Detection of HT – The OS needs to detect both the logical and processor packages if HT is available for that processor(s).
hlt at idle loop – The IA-32 Intel Architecture has an instruction call hlt (halt) that stops processor execution and normally allows the processor to go into a lower-power mode. On a processor with HT, executing hlt transitions from a multi-task mode to a single-task mode, giving the other logical processor full use of all processor execution resources.
pause instruction at spin-waits – The OS typically uses synchronization primitives, such as spin locks in multiprocessor systems. The pause is equivalent to “rep; nop” for all known Intel architecture prior to Pentium4 or Intel Xeon processors. The instruction in spin-waits can avoid severe penalty generated when a processor is spinning on a synchronization variable at full speed.
Special handling for shared physical resources – MTRRs (Memory Type Range Registers) and the microcode are shared by the logical processors on a processor package. The OS needs to ensure the up-date to those registers is synchronized between the logical processors and it happens just once per processor package, as opposed to once per logical processor, if required by the spec.
Preventing excessive eviction in first-level data cache – Cached data in the first-level data cache are tagged and indexed by virtual addresses. This means two processes running on a different logical processors on a processor package can cause repeated evictions and allocations of cache lines when they are accessing the same virtual address or near in a competing fashion (e.g. user stack).
The original Linux kernel, for example, sets the same value to the initial user stack pointer in every user process. In our enhancement, we offset the stack pointer simply by a multiple of 128 bytes using the mod 64, i.e. ((pid%64) << 7) of the unique process ID to resolve this issue.

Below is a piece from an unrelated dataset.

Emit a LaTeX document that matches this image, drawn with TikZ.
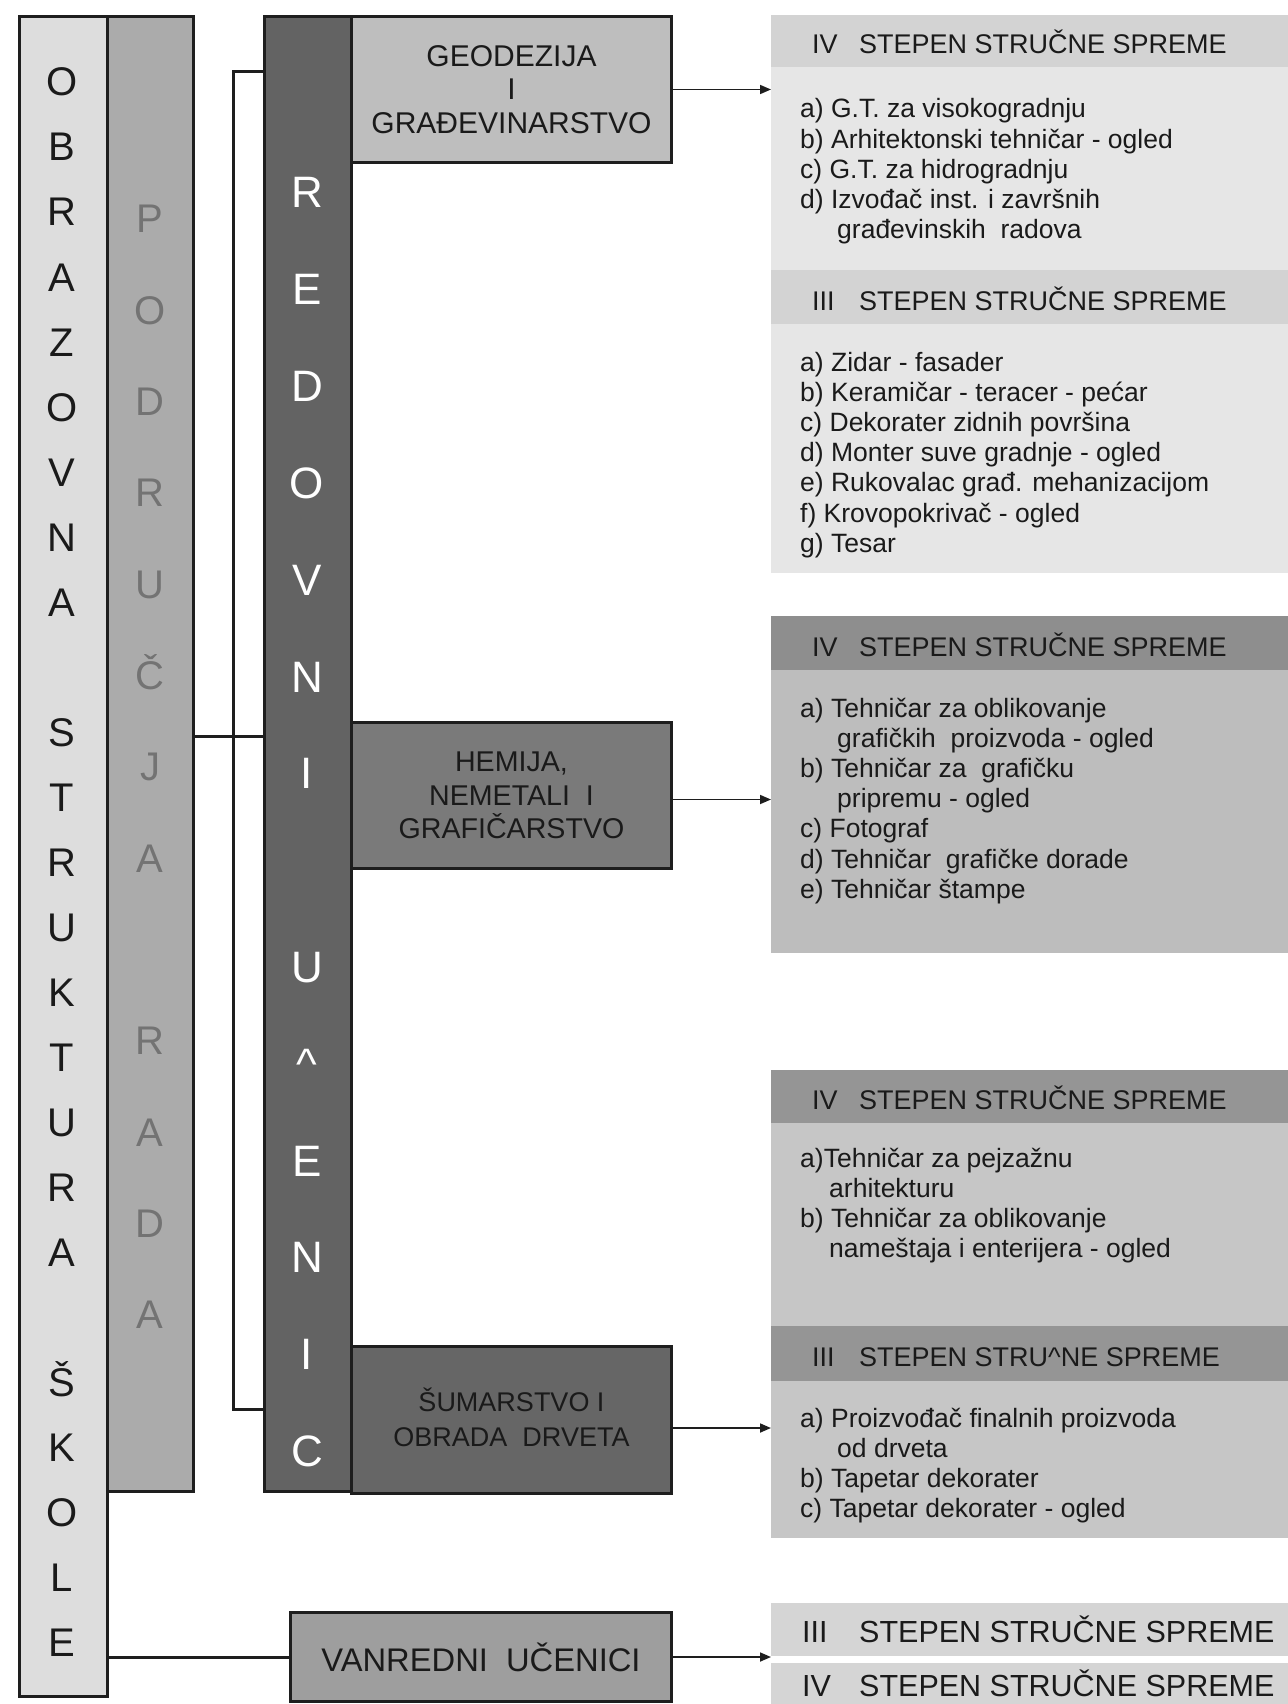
\documentclass[tikz,border=0pt]{standalone}
\usepackage{fontspec}
\setmainfont{Liberation Sans}
\usetikzlibrary{positioning,arrows.meta}

\definecolor{rahmenFarbe}{HTML}{1E1E1E}
\definecolor{schrift}{HTML}{1A1A1A}
\definecolor{obrFarbe}{HTML}{DDDDDD}
\definecolor{podFarbe}{HTML}{ABABAB}
\definecolor{podSchrift}{HTML}{737373}
\definecolor{redFarbe}{HTML}{636363}
\definecolor{geoFarbe}{HTML}{BEBEBE}
\definecolor{hemFarbe}{HTML}{7A7A7A}
\definecolor{sumFarbe}{HTML}{666666}
\definecolor{vanFarbe}{HTML}{9E9E9E}
\definecolor{kopfHell}{HTML}{D3D3D3}
\definecolor{koerperHell}{HTML}{E6E6E6}
\definecolor{kopfDunkel}{HTML}{8E8E8E}
\definecolor{koerperDunkel}{HTML}{BDBDBD}
\definecolor{kopfMittel}{HTML}{959595}
\definecolor{koerperMittel}{HTML}{C6C6C6}
\definecolor{kopfUnten}{HTML}{D5D5D5}

\def\obrazovna{O,B,R,A,Z,O,V,N,A,,S,T,R,U,K,T,U,R,A,,Š,K,O,L,E}
\def\podrucja{P,O,D,R,U,Č,J,A,,R,A,D,A}
\def\redovni{R,E,D,O,V,N,I,,U,\textasciicircum,E,N,I,C}

% Zeilen eines Feldes: #1 Name, #2 erste Grundlinie, #3 Einzug/Text
\newcommand{\zeilen}[3]{%
  \foreach \x/\zeile [count=\i from 0] in {#3} {
    \node[zeile] (#1-\i) at (800+\x, #2+30.2*\i) {\zeile};
  }%
}

\begin{document}
\begin{tikzpicture}[x=1pt,y=-1pt,
    rahmen/.style={draw=rahmenFarbe, line width=3pt, inner sep=0pt, anchor=north west},
    kasten/.style={rahmen, align=center, text=schrift},
    buchstabe/.style={anchor=base, inner sep=0pt},
    verbindung/.style={draw=rahmenFarbe, line width=3pt},
    pfeil/.style={draw=rahmenFarbe, line width=1.7pt, -{Triangle[length=11pt,width=9pt]}},
    feld/.style={anchor=north west, inner sep=0pt, minimum width=520pt},
    titel/.style={anchor=base west, inner sep=0pt, text=schrift},
    zeile/.style={anchor=base west, inner sep=0pt, text=schrift, font=\fontsize{26.5}{30}\selectfont},
  ]
\useasboundingbox (0,0) rectangle (1287,1704);

% Spalten
\node[rahmen, fill=obrFarbe, minimum width=88pt, minimum height=1680pt] (obr) at (18,15) {};
\node[rahmen, fill=podFarbe, minimum width=86pt, minimum height=1475pt] (pod) at (106,15) {};
\node[rahmen, fill=redFarbe, minimum width=87pt, minimum height=1475pt] (red) at (263,15) {};

\foreach \z [count=\i from 0] in \obrazovna {
  \ifx\z\empty\else
    \node[buchstabe, text=schrift, font=\fontsize{40}{40}\selectfont] (obr-\i) at (62, 96+65*\i) {\z};
  \fi
}
\foreach \z [count=\i from 0] in \podrucja {
  \ifx\z\empty\else
    \node[buchstabe, text=podSchrift, font=\fontsize{40}{40}\selectfont] (pod-\i) at (150, 233+91.3*\i) {\z};
  \fi
}
\foreach \z [count=\i from 0] in \redovni {
  \ifx\z\empty\else
    \node[buchstabe, text=white, font=\fontsize{44}{44}\selectfont] (red-\i) at (307, 208+96.8*\i) {\z};
  \fi
}

% Bereiche
\node[kasten, fill=geoFarbe, minimum width=320pt, minimum height=146pt,
  font=\fontsize{30}{33.5}\selectfont] (geo) at (350,15) {GEODEZIJA\\I\\GRAĐEVINARSTVO};
\node[kasten, fill=hemFarbe, minimum width=320pt, minimum height=146pt,
  font=\fontsize{28.6}{33.5}\selectfont] (hem) at (350,721) {HEMIJA,\\NEMETALI\ \ I\\GRAFIČARSTVO};
\node[kasten, fill=sumFarbe, minimum width=320pt, minimum height=147pt,
  font=\fontsize{27}{35}\selectfont] (sum) at (350,1345) {\smash{Š}UMARSTVO I\\OBRADA\ \ DRVETA};
\node[kasten, fill=vanFarbe, minimum width=381pt, minimum height=89pt,
  font=\fontsize{32.7}{36}\selectfont] (van) at (289,1611) {VANREDNI\ \ UČENICI};

% Verbindungen links
\coordinate (klammerOben) at (233,72);
\coordinate (klammerUnten) at (233,1409);
\coordinate (mitte) at (233,736);
\draw[verbindung] (red.west |- klammerOben) -- (klammerOben) -- (klammerUnten) -- (red.west |- klammerUnten);
\draw[verbindung] (pod.east |- mitte) -- (red.west |- mitte);
\draw[verbindung] (obr.east |- van.west) -- (van.west);

% Felder rechts
\foreach \name/\oben/\hoehe/\farbe in {
    b1/67/203/koerperHell, b2/324/249/koerperHell, b3/670/283/koerperDunkel,
    b4/1123/203/koerperMittel, b5/1381/157/koerperMittel} {
  \node[feld, fill=\farbe, minimum height=\hoehe pt] (\name) at (771,\oben) {};
}
\foreach \name/\oben/\hoehe/\farbe/\roem/\rx/\gr/\text in {
    k1/15/52/kopfHell/IV/812/27/STEPEN STRUČNE SPREME,
    k2/270/54/kopfHell/III/812/27/STEPEN STRUČNE SPREME,
    k3/616/54/kopfDunkel/IV/812/27/STEPEN STRUČNE SPREME,
    k4/1070/53/kopfMittel/IV/812/27/STEPEN STRUČNE SPREME,
    k5/1326/55/kopfMittel/III/812/27/STEPEN STRU\textasciicircum NE SPREME,
    k6/1603/53/kopfUnten/III/802/30.5/STEPEN STRUČNE SPREME,
    k7/1663/41/kopfUnten/IV/802/30.5/STEPEN STRUČNE SPREME} {
  \node[feld, fill=\farbe, minimum height=\hoehe pt] (\name) at (771,\oben) {};
  \node[titel, font=\fontsize{\gr}{\gr}\selectfont] (\name-r) at (\rx, \oben+\hoehe/2+13) {\roem};
  \node[titel, font=\fontsize{\gr}{\gr}\selectfont] (\name-t) at (859, \oben+\hoehe/2+13) {\text};
}

\zeilen{b1}{118}{0/a) G.T. za visokogradnju, 0/b) Arhitektonski tehničar - ogled,
  0/c) G.T. za hidrogradnju, 0/d) Izvođač inst. i završnih, 37/građevinskih\ \ radova}
\zeilen{b2}{371}{0/a) Zidar - fasader, 0/b) Keramičar - teracer - pećar,
  0/c) Dekorater zidnih površina, 0/d) Monter suve gradnje - ogled,
  0/e) Rukovalac građ. mehanizacijom, 0/f) Krovopokrivač - ogled, 0/g) Tesar}
\zeilen{b3}{717}{0/a) Tehničar za oblikovanje, 37/grafičkih\ \ proizvoda - ogled,
  0/b) Tehničar za\ \ grafičku, 37/pripremu - ogled, 0/c) Fotograf,
  0/d) Tehničar\ \ grafičke dorade, 0/e) Tehničar štampe}
\zeilen{b4}{1167}{0/a)Tehničar za pejzažnu, 29/arhitekturu,
  0/b) Tehničar za oblikovanje, 29/nameštaja i enterijera - ogled}
\zeilen{b5}{1427}{0/a) Proizvođač finalnih proizvoda, 37/od drveta,
  0/b) Tapetar dekorater, 0/c) Tapetar dekorater - ogled}

% Pfeile
\draw[pfeil] (geo.east) -- (geo.east -| b1.west);
\draw[pfeil] ([yshift=-4pt]hem.east) -- ([yshift=-4pt]hem.east -| b3.west);
\draw[pfeil] ([yshift=-8pt]sum.east) -- ([yshift=-8pt]sum.east -| b5.west);
\draw[pfeil] (van.east) -- (van.east -| k6.west);

\end{tikzpicture}
\end{document}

Scalability issues – The current Linux, for example, is scalable in most cases, at least up to 8 CPUs. How-ever, enabling HT means doubling the number of processors in the system, thus it can expose scalability issues, or it does not show performance enhancements when HT is enabled.
Linux (2.4.17 or higher) supports HT, and it has all the above changes in it. We developed and identified the essential code (about just 1000 lines code) for those changes (except scalability issues) based on performance measurements, and then improved the code with Linux community.